Online privacy might be the biggest oxymoron of the early 21st century. Computer users are so ready to share the most innocuous details about their lives on social networks, for example, that it seems privacy has willingly been surrendered.
People may not realize that once they reveal information A or B, a smart third party can infer C, which could be much more sensitive information.
Allesandro Acquisti, professor, Carnegie Mellon University
Information security researchers, privacy experts and hackers alike, in the meantime, have become adept at foraging for nuggets of personal data to exploit this phenomenon. Perhaps no individuals have been more at the forefront of this movement than Carnegie Mellon University professors Alessandro Acquisti and Ralph Gross. Two years ago at the Black Hat Briefings in Las Vegas, the two researchers proved what had long been a theory that individuals’ Social Security numbers could be predicted based on publicly available information about them.
Next week at Black Hat, Acquisti and Gross will reveal details on another phase of their research. This time, they will explain how the convergence of facial recognition technology and data, including images, posted to social networks could lead to the re-identification of individuals and strangers online.

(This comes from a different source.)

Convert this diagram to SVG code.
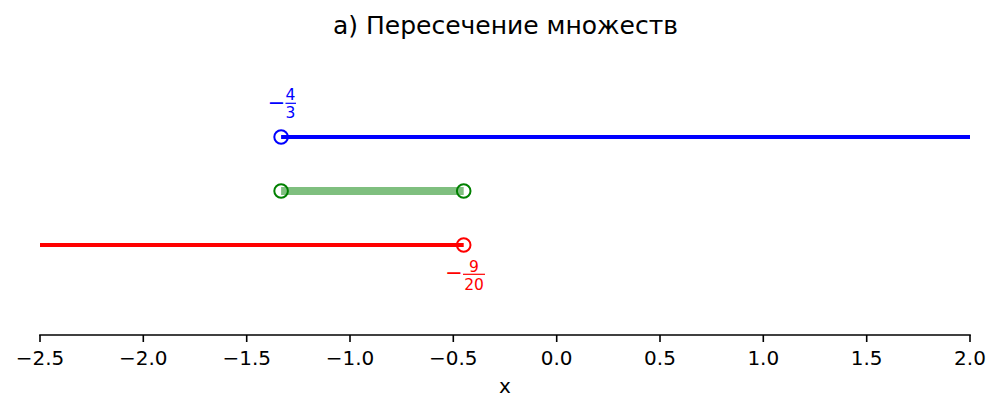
<svg xmlns="http://www.w3.org/2000/svg" width="1001" height="413" viewBox="0 0 1001 413">
<style>
text{font-family:"DejaVu Sans",sans-serif}
.tick{font-size:20px;fill:#000;text-anchor:middle}
.tk{stroke:#000;stroke-width:1.6}
.frac{font-size:15.5px;text-anchor:middle}
.mk{fill:none;stroke-width:2}
</style>
<rect width="1001" height="413" fill="#fff"/>
<text x="505.5" y="34" font-size="25" text-anchor="middle">а) Пересечение множеств</text>
<g id="connectors">
<line x1="281.1" y1="137" x2="970" y2="137" stroke="#0000ff" stroke-width="4"/>
<line x1="281.1" y1="191" x2="463.7" y2="191" stroke="#008000" stroke-opacity="0.5" stroke-width="8"/>
<line x1="40" y1="245" x2="463.7" y2="245" stroke="#ff0000" stroke-width="4"/>
</g>
<g id="node-blue">
<circle class="mk" cx="281.1" cy="137" r="6.8" stroke="#0000ff"/>
<text x="276.5" y="109.5" font-size="21" fill="#0000ff" text-anchor="middle">−</text>
<text class="frac" x="290.5" y="100" fill="#0000ff">4</text>
<line x1="285.5" y1="103.3" x2="296" y2="103.3" stroke="#0000ff" stroke-width="1.2"/>
<text class="frac" x="290.5" y="118" fill="#0000ff">3</text>
</g>
<g id="node-green">
<circle class="mk" cx="281.1" cy="191" r="6.8" stroke="#008000"/>
<circle class="mk" cx="463.7" cy="191" r="6.8" stroke="#008000"/>
</g>
<g id="node-red">
<circle class="mk" cx="463.7" cy="245" r="6.8" stroke="#ff0000"/>
<text x="454" y="279.5" font-size="21" fill="#ff0000" text-anchor="middle">−</text>
<text class="frac" x="474" y="272" fill="#ff0000">9</text>
<line x1="463" y1="274.3" x2="485" y2="274.3" stroke="#ff0000" stroke-width="1.2"/>
<text class="frac" x="474" y="290" fill="#ff0000">20</text>
</g>
<g id="axis">
<line x1="39.2" y1="335" x2="970.8" y2="335" stroke="#000" stroke-width="1.6"/>
<g class="tk">
<line x1="40" y1="335" x2="40" y2="342"/>
<line x1="143.3" y1="335" x2="143.3" y2="342"/>
<line x1="246.7" y1="335" x2="246.7" y2="342"/>
<line x1="350" y1="335" x2="350" y2="342"/>
<line x1="453.3" y1="335" x2="453.3" y2="342"/>
<line x1="556.7" y1="335" x2="556.7" y2="342"/>
<line x1="660" y1="335" x2="660" y2="342"/>
<line x1="763.3" y1="335" x2="763.3" y2="342"/>
<line x1="866.7" y1="335" x2="866.7" y2="342"/>
<line x1="970" y1="335" x2="970" y2="342"/>
</g>
<text class="tick" x="40" y="365">−2.5</text>
<text class="tick" x="143.3" y="365">−2.0</text>
<text class="tick" x="246.7" y="365">−1.5</text>
<text class="tick" x="350" y="365">−1.0</text>
<text class="tick" x="453.3" y="365">−0.5</text>
<text class="tick" x="556.7" y="365">0.0</text>
<text class="tick" x="660" y="365">0.5</text>
<text class="tick" x="763.3" y="365">1.0</text>
<text class="tick" x="866.7" y="365">1.5</text>
<text class="tick" x="970" y="365">2.0</text>
<text class="tick" x="505" y="393">x</text>
</g>
</svg>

“We’re entering a point in the near future in which the puzzle of personal, sensitive information about individuals is almost complete,” Acquisti said. “There are fewer missing pieces for third parties interested in finding out so much about you.”

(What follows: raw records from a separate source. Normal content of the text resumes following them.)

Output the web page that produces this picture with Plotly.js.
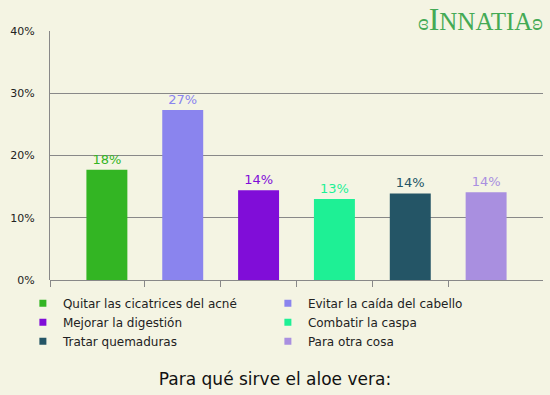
<!DOCTYPE html>
<html>
<head>
<meta charset="utf-8">
<script src="https://cdn.plot.ly/plotly-3.0.1.min.js"></script>
<style>html,body{margin:0;padding:0;background:#f4f4e3;}#chart{width:550px;height:395px;}</style>
</head>
<body>
<div id="chart"></div>
<script>
var categories = ["Quitar las cicatrices del acné", "Evitar la caída del cabello", "Mejorar la digestión", "Combatir la caspa", "Tratar quemaduras", "Para otra cosa"];
var values = [17.7, 27.3, 14.4, 13.0, 13.9, 14.1];
var colors = ["#33b523", "#8a84ee", "#800dd8", "#1ef095", "#245566", "#a98fe0"];
var yTicks = [0, 10, 20, 30, 40];
var yTickLabels = ["0%", "10%", "20%", "30%", "40%"];
var chartTitle = "Para qué sirve el aloe vera:";

var traces = [];
categories.forEach(function (c, i) {
  traces.push({
    type: "bar",
    x: [i],
    y: [values[i]],
    name: c,
    width: 0.54,
    marker: {color: colors[i]},
    text: [Math.round(values[i]) + "%"],
    textposition: "outside",
    textfont: {color: colors[i], size: 13, family: "DejaVu Sans"},
    cliponaxis: false,
    showlegend: false,
    hoverinfo: "skip"
  });
});
categories.forEach(function (c, i) {
  traces.push({
    type: "scatter",
    mode: "markers",
    x: [null],
    y: [null],
    name: c,
    marker: {color: colors[i], symbol: "square", size: 7},
    showlegend: true
  });
});

var layout = {
  width: 550,
  height: 395,
  paper_bgcolor: "#f4f4e3",
  plot_bgcolor: "#f4f4e3",
  margin: {l: 50, r: 7, t: 31, b: 115},
  font: {family: "DejaVu Sans", color: "#222", size: 12},
  showlegend: true,
  bargap: 0.46,
  title: {
    text: chartTitle,
    font: {family: "DejaVu Sans", size: 17, color: "#111"},
    x: 0.5, xref: "container", xanchor: "center",
    y: 1 - 379 / 395, yref: "container", yanchor: "middle"
  },
  xaxis: {
    range: [-0.75, 5.75],
    tickmode: "array",
    tickvals: [-0.75, 0.5, 1.5, 2.5, 3.5, 4.5],
    ticktext: ["", "", "", "", "", ""],
    ticks: "outside",
    ticklen: 6,
    tickcolor: "#888",
    showgrid: false,
    zeroline: false,
    showline: false,
    fixedrange: true
  },
  yaxis: {
    range: [0, 40],
    tickmode: "array",
    tickvals: yTicks,
    ticktext: yTickLabels,
    ticks: "outside",
    ticklen: 12,
    tickcolor: "rgba(0,0,0,0)",
    tickfont: {family: "DejaVu Sans", size: 11, color: "#222"},
    showgrid: true,
    gridcolor: "#888",
    gridwidth: 1,
    zeroline: true,
    zerolinecolor: "#888",
    zerolinewidth: 1,
    showline: true,
    linecolor: "#888",
    linewidth: 1,
    fixedrange: true
  },
  legend: {
    orientation: "h",
    x: -0.055,
    xanchor: "left",
    y: -0.035,
    yanchor: "top",
    entrywidth: 200,
    font: {family: "DejaVu Sans", size: 12, color: "#222"},
    bgcolor: "rgba(0,0,0,0)",
    traceorder: "normal"
  },
  annotations: [{
    xref: "paper", yref: "paper",
    x: 1.005, y: 1 - 8 / 249,
    xanchor: "right", yanchor: "bottom",
    showarrow: false,
    text: "<span style='font-size:24px'>ɞ</span><span style='font-size:32px'>I</span>NNATIA<span style='font-size:24px'>ʚ</span>",
    font: {family: "Liberation Serif", size: 25, color: "#44aa55"}
  }]
};

Plotly.newPlot("chart", traces, layout, {staticPlot: true, displayModeBar: false});
</script>
</body>
</html>
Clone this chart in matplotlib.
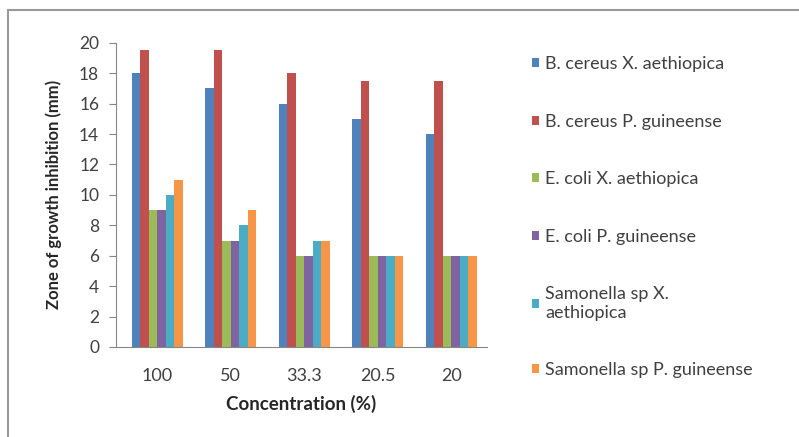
import numpy as np
import matplotlib.pyplot as plt
from matplotlib.lines import Line2D

plt.rcParams['font.family'] = ['Lato', 'DejaVu Sans']

concentrations = ["100", "50", "33.3", "20.5", "20"]
series_names = [
    "B. cereus X. aethiopica",
    "B. cereus P. guineense",
    "E. coli X. aethiopica",
    "E. coli P. guineense",
    "Samonella sp X.\naethiopica",
    "Samonella sp P. guineense",
]
bc_xa = [18, 17, 16, 15, 14]
bc_pg = [19.5, 19.5, 18, 17.5, 17.5]
ec_xa = [9, 7, 6, 6, 6]
ec_pg = [9, 7, 6, 6, 6]
sa_xa = [10, 8, 7, 6, 6]
sa_pg = [11, 9, 7, 6, 6]
colors = ["#4F81BD", "#C0504D", "#9BBB59", "#8064A2", "#4BACC6", "#F79646"]

values = [bc_xa, bc_pg, ec_xa, ec_pg, sa_xa, sa_pg]

fig = plt.figure(figsize=(7.99, 4.37), dpi=100)
ax = fig.add_axes([0.145, 0.206, 0.465, 0.696])

x = np.arange(len(concentrations))
w = 0.116
for i, (vals, col, name) in enumerate(zip(values, colors, series_names)):
    ax.bar(x + (i - 2.5) * w, vals, width=w, color=col, label=name)

ax.set_xlim(-0.565, len(concentrations) - 0.51)
ax.set_ylim(0, 20)
ax.set_yticks(range(0, 21, 2))
ax.set_xticks(x)
ax.set_xticklabels(concentrations)
for s in ["top", "right"]:
    ax.spines[s].set_visible(False)
for s in ["left", "bottom"]:
    ax.spines[s].set_color("#868686")
ax.tick_params(axis="y", length=5, color="#868686", labelsize=12.5, pad=7, labelcolor="#404040")
ax.tick_params(axis="x", length=0, labelsize=13, pad=15, labelcolor="#404040")
ax.set_ylabel("Zone of growth inhibition (mm)", fontsize=12, fontweight="bold",
              labelpad=12, color="#262626")
ax.set_xlabel("Concentration (%)", fontsize=13.5, fontweight="bold", labelpad=8,
              color="#262626")

ax.legend(loc="upper left", bbox_to_anchor=(1.10, 0.98), frameon=False,
          fontsize=13, labelspacing=2.3, handlelength=0.4, handleheight=0.4,
          handletextpad=0.35, labelcolor="#404040", borderaxespad=0)

# outer chart border (top and left edges visible)
fig.add_artist(Line2D([0.01, 0.01], [0.0, 0.977], transform=fig.transFigure,
                      color="#999999", lw=1.5))
fig.add_artist(Line2D([0.01, 1.0], [0.977, 0.977], transform=fig.transFigure,
                      color="#999999", lw=1.5))

fig.savefig("out.png", dpi=100)
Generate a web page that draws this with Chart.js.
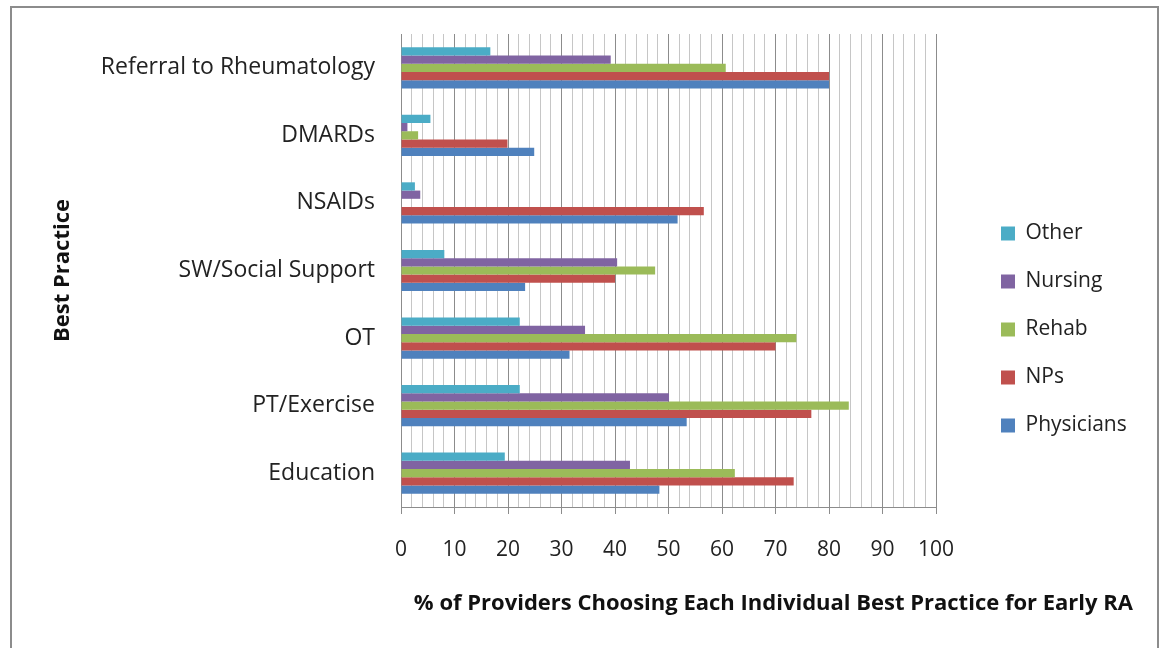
<!DOCTYPE html>
<html>
<head>
<meta charset="utf-8">
<script src="https://cdn.jsdelivr.net/npm/chart.js@4/dist/chart.umd.min.js"></script>
<style>
  html, body { margin: 0; padding: 0; background: #ffffff; }
  #wrap { position: relative; width: 1164px; height: 648px; overflow: hidden; }
  #frame { position: absolute; left: 10px; top: 6px; width: 1149px; height: 700px; border: 2px solid #8c8c8c; box-sizing: border-box; }
  #c { position: absolute; left: 0; top: 0; }
</style>
</head>
<body>
<div id="wrap">
  <div id="frame"></div>
  <canvas id="c" width="1164" height="648"></canvas>
</div>
<script>
const categories = ['Referral to Rheumatology', 'DMARDs', 'NSAIDs', 'SW/Social Support', 'OT', 'PT/Exercise', 'Education'];
const seriesNames = ['Other', 'Nursing', 'Rehab', 'NPs', 'Physicians'];
const other      = [16.7, 5.5, 2.6, 8.1, 22.2, 22.2, 19.4];
const nursing    = [39.2, 1.2, 3.6, 40.4, 34.4, 50.1, 42.8];
const rehab      = [60.7, 3.2, 0, 47.5, 73.9, 83.7, 62.4];
const nps        = [80.0, 19.9, 56.6, 40.0, 70.0, 76.7, 73.4];
const physicians = [80.0, 24.9, 51.7, 23.2, 31.5, 53.4, 48.3];
const xTickMin = 0, xTickMax = 100, xMinorStep = 2, xMajorStep = 10;
const xTitle = '% of Providers Choosing Each Individual Best Practice for Early RA';
const yTitle = 'Best Practice';

const colors = ['#4BACC6', '#8064A2', '#9BBB59', '#C0504D', '#4F81BD'];
const seriesValues = [other, nursing, rehab, nps, physicians];

Chart.defaults.font.family = "'Open Sans', sans-serif";
Chart.defaults.color = '#222222';

new Chart(document.getElementById('c'), {
  type: 'bar',
  data: {
    labels: categories,
    datasets: seriesNames.map((n, i) => ({
      label: n,
      data: seriesValues[i],
      backgroundColor: colors[i],
      borderWidth: 0,
      categoryPercentage: 0.61,
      barPercentage: 1.0
    }))
  },
  options: {
    indexAxis: 'y',
    responsive: false,
    animation: false,
    layout: { padding: { left: 50, top: 34, right: 31, bottom: 23 } },
    plugins: {
      tooltip: { enabled: false },
      title: {
        display: true,
        position: 'bottom',
        align: 'end',
        text: xTitle,
        color: '#111111',
        font: { size: 22, weight: 'bold' },
        padding: { top: 0, bottom: 8 }
      },
      legend: {
        position: 'right',
        maxWidth: 159,
        labels: {
          boxWidth: 14,
          boxHeight: 14,
          padding: 27,
          color: '#222222',
          font: { size: 21 }
        }
      }
    },
    scales: {
      x: {
        type: 'linear',
        min: xTickMin,
        max: xTickMax,
        afterFit: s => { s.height = 83.6; },
        ticks: {
          stepSize: xMinorStep,
          autoSkip: false,
          maxRotation: 0,
          padding: 23,
          color: '#222222',
          font: { size: 21 },
          callback: v => (v % xMajorStep === 0 ? String(v) : '')
        },
        grid: {
          color: c => (c.tick && c.tick.value % xMajorStep === 0 ? '#8c8c8c' : '#c6c6c6'),
          tickColor: c => (c.tick && c.tick.value % xMajorStep === 0 ? '#8c8c8c' : 'rgba(0,0,0,0)'),
          tickLength: 7,
          lineWidth: 1
        },
        border: { display: true, color: '#8c8c8c' }
      },
      y: {
        afterFit: s => { s.width = 351; },
        grid: { display: true, drawOnChartArea: false, drawTicks: true, tickLength: 26, tickColor: 'rgba(0,0,0,0)' },
        border: { display: true, color: '#8c8c8c' },
        ticks: {
          padding: 0,
          color: '#222222',
          font: { size: 23 }
        },
        title: {
          display: true,
          text: yTitle,
          color: '#111111',
          font: { size: 22, weight: 'bold' },
          padding: { top: 0, bottom: 0 }
        }
      },
      gap: {
        type: 'linear',
        position: 'right',
        display: true,
        afterFit: s => { s.width = 38; },
        grid: { display: false, drawTicks: false },
        border: { display: false },
        ticks: { display: false }
      }
    }
  }
});
</script>
</body>
</html>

Acquisti would not divulge information about what he sees as the practical application of such capabilities, but did say attacks using facial recognition technology are becoming practical.

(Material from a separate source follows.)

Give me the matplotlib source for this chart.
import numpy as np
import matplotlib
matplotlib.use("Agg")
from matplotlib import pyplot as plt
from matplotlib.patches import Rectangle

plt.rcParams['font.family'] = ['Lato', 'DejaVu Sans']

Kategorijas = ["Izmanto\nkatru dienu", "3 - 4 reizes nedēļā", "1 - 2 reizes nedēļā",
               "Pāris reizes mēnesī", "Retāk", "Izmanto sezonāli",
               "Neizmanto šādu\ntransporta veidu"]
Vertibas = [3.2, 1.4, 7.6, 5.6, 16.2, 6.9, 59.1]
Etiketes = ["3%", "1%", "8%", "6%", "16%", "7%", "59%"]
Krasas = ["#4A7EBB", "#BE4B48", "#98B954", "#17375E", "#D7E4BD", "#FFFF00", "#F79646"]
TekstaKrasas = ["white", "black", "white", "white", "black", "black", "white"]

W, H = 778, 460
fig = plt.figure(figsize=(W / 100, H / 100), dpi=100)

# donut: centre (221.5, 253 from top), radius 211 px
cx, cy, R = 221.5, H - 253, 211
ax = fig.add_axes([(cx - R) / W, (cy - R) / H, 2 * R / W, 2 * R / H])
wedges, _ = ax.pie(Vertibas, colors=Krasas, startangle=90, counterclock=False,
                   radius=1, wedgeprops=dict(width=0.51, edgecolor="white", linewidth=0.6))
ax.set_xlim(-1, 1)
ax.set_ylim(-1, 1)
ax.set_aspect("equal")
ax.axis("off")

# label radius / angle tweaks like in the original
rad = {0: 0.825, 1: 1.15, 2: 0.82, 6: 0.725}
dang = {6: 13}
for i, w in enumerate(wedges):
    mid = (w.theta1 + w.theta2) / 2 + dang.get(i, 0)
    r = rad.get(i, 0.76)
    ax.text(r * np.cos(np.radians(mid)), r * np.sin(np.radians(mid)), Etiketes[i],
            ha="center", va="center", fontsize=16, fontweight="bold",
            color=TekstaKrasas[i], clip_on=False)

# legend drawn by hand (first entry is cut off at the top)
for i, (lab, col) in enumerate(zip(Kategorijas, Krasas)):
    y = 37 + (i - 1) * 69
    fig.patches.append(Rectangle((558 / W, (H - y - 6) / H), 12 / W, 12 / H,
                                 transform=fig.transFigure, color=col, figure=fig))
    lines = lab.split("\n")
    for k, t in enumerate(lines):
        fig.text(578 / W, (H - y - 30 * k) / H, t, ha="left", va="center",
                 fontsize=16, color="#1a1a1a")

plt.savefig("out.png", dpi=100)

“Computer facial recognition used to be pretty bad. If the target changed orientation or lighting, the computer would fail at predicting,” he said. “Computers are getting better and we’re seeing slow but constant progress.”
Acquisti’s and Gross’ research certainly could extend the reach of social engineering techniques that are the backbone of so many of today’s phishing campaigns and ultimately targeted attacks against organizations and individuals. Ultimately, social engineering of any kind relies on the trust individuals have in a particular platform.
“People may not realize that once they reveal information A or B, a smart third party can infer C, which could be much more sensitive information,” Acquisti said. “C is not available to us, so people may not think it’s a risk.”
Acquisti, whose background is in behavioral economics, added that people are notoriously bad about choosing instant gratification over the long-term costs of over disclosing information online.
“This is immediate gratification bias. Something you post today may be intended for only a small set of recipients,” he explained. “Your friends may like or think a risqué picture is funny, but you don’t’ consider the long-term risk and significant cost if a potential employee sees the photo three years from now.”
Beyond embarrassment, the trove of personal information posted online not only is the foundation for social engineering attacks, but identity theft. Two years ago, Acquisti and Gross presented their work on the possibility of predicting Social Security numbers of individuals assigned numbers at birth between 1989 and 2003. According to their paper, Acquisti and Gross were able to spot patterns in an individual’s SSN and birth data and statistically infer an individual’s number.
According to the research paper published by Acquisti and Gross, the first five digits are predictable because of flaws in the way numbers are assigned; the first three numbers represent the area where an individual was born, while the next two are representative an individual’s year of birth. Using the Social Security Administration’s Death Master File, which lists individuals who have died and their Social Security numbers, they were able to apply this collection of available personal information to an algorithm they developed to make a guess at the last four digits.
“Our results highlight the unexpected privacy consequences of the complex interactions among multiple data sources in modern information economies and quantify privacy risks associated with information revelation in public forums,” they wrote.